I had another post ready, and so you'll still see that today, later, but as it's Elsa's birthday, we need to give the lady her due.
We all grew up seeing clips from The Bride of Frankenstein, or saw the role of The Bride parodied in other films, in cartoons, or pop art. The role passed into western iconography as much as the rest of the Universal Horror pack of monsters, but - oddly - The Bride appears for a total of one scene in this single film. The Bride has no speaking lines, and, of all the Universal Horror "monsters", she is the only one which hurts nobody.
But that's only if you don't count breaking hearts.
The Bride of Frankenstein opens upon a recreation of the legendary (possibly apocryphal) rainy night when Mary Shelley spent an evening in Geneva with Percy Shelley and Lord Byron trading spooky stories to wile away the hours. According to legend, Mary Shelley went to bed and had a waking dream of her monster. She was so impacted by the vision that she set forth to create her novel.
In our scene, Lanchester plays Mary Shelley in period garb. As Shelley, she has far more lines and is given a bit more business than as The Bride and Whale draws parallels between Shelley's friends and the mad doctors. The purpose of the scene is to launch her into continuing the tale of her monster as the film begins - and fans of the original novel will know that some of what follows is from the book, but which had not made it into the 1932 predecessor. Sort of.
It's not Elsa Lanchester in a corset that audiences generally remember about the film (though we'd understand if you did).
Rather, what has made it into the zeitgeist is the dramatic appearance of everything The Monster has hoped for in the form of a young woman shocked into life by cosmic powers man was never meant to meddle with - a creature newly upon the earth, wide-eyed but ready for a fight.
With Pretroius spurring him on, The Monster had threatened and cajoled Frankenstein to build him a friend, someone to love and who will love him. And, of course, it doesn't turn out that way. The Bride rejects The Monster, "We belong dead" he says, sparks fly, a tower falls, and that is the last appearance The Bride makes in any film.
Lanchester herself was from London, born this day, 1902. A dancer, singer and actress, she made the London rounds, eventually acting with and marrying Charles Laughton - whom she remained married to until his death.

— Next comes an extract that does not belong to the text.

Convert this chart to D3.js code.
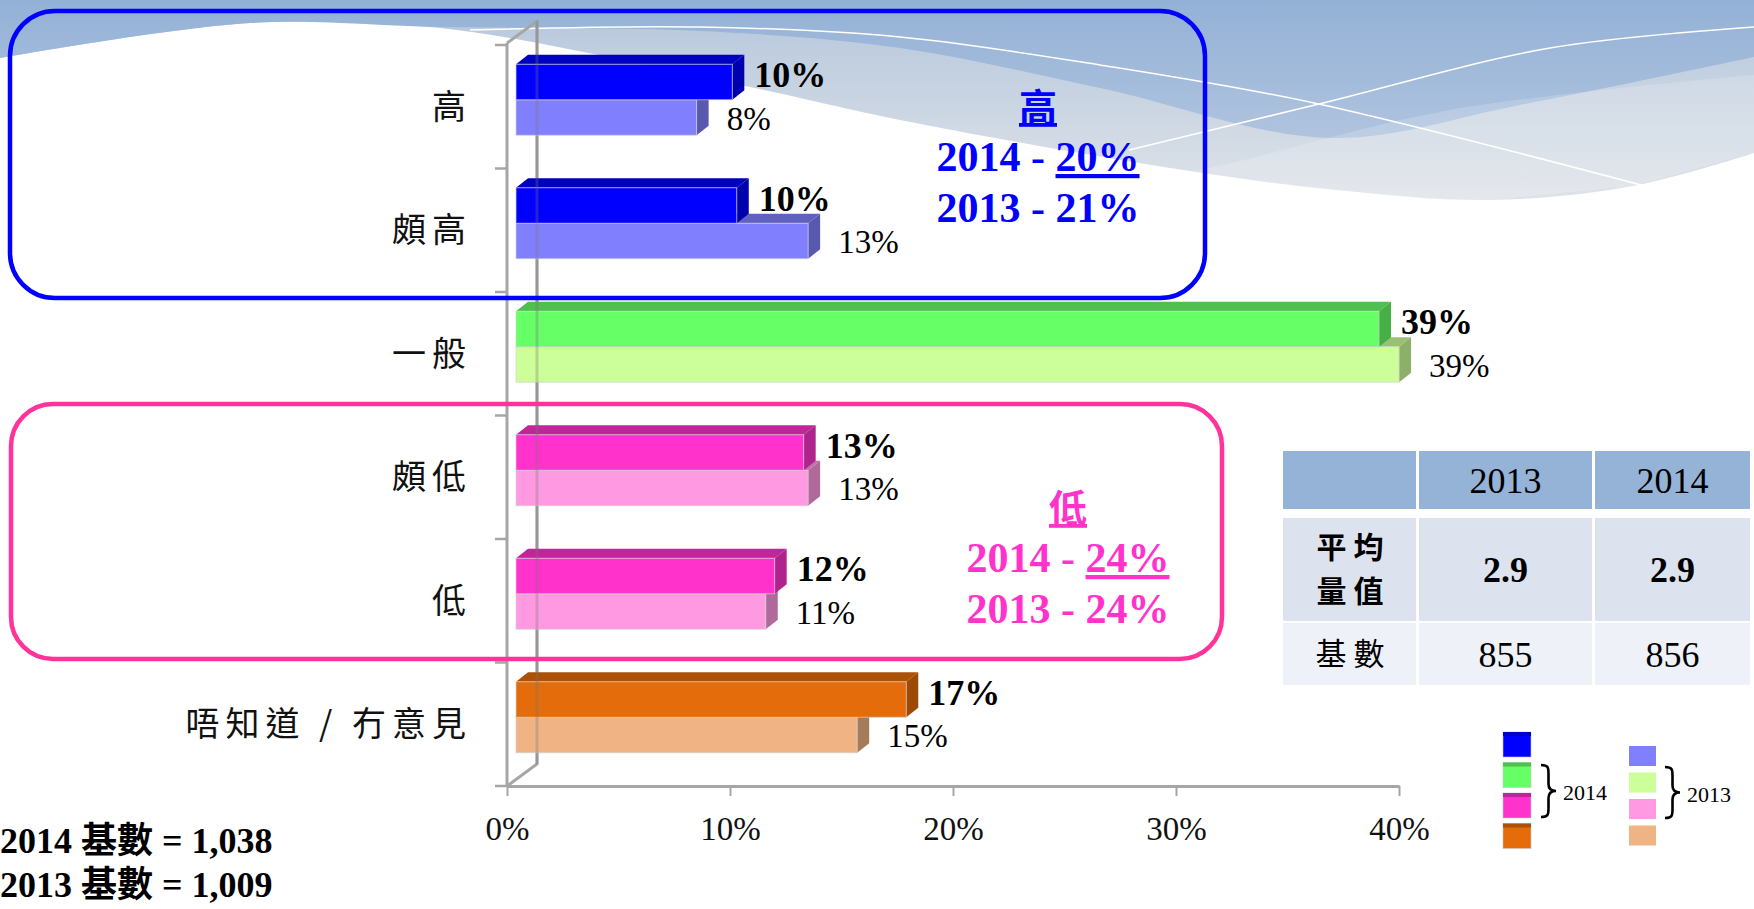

She appears in numerous films, many of which you've seen, but without the make-up and electrified hair of The Bride, she may not be instantly recognizable. Her work includes everything from The Private Life of Henry VIII to Mary Poppins. She also appeared in Lassie Come Home (1943), The Big Clock (1948), That Darn Cat! (1965) and many others. I was shocked when she showed up in a small part in Hell's Half Acre (1954) as a cabbie.
Lanchester was not a classic Hollywood beauty, like Veronica Lake or Garbo. Director James Whale saw a quality in Lanchester, and, whether its in the audience sympathizing greatly with The Monster, or in the perfect mix of lighting, costuming, make-up, music and sound... Lanchester is stunning in her first appearance, introduced with flamboyant aplomb by her mephistophelean co-creator, Doctor Pretorius.
It shouldn't be fascinatingly lovely, but somehow it is. Or, more accurately, she is. The blownback, electrified hair, the scars framing an elegant jaw, the white peaks of the bridal gown and all.
still breaking hearts, Elsa |
We'll always salute your other work, but we hope you don't mind we love you best for the few minutes you brought a monster to life.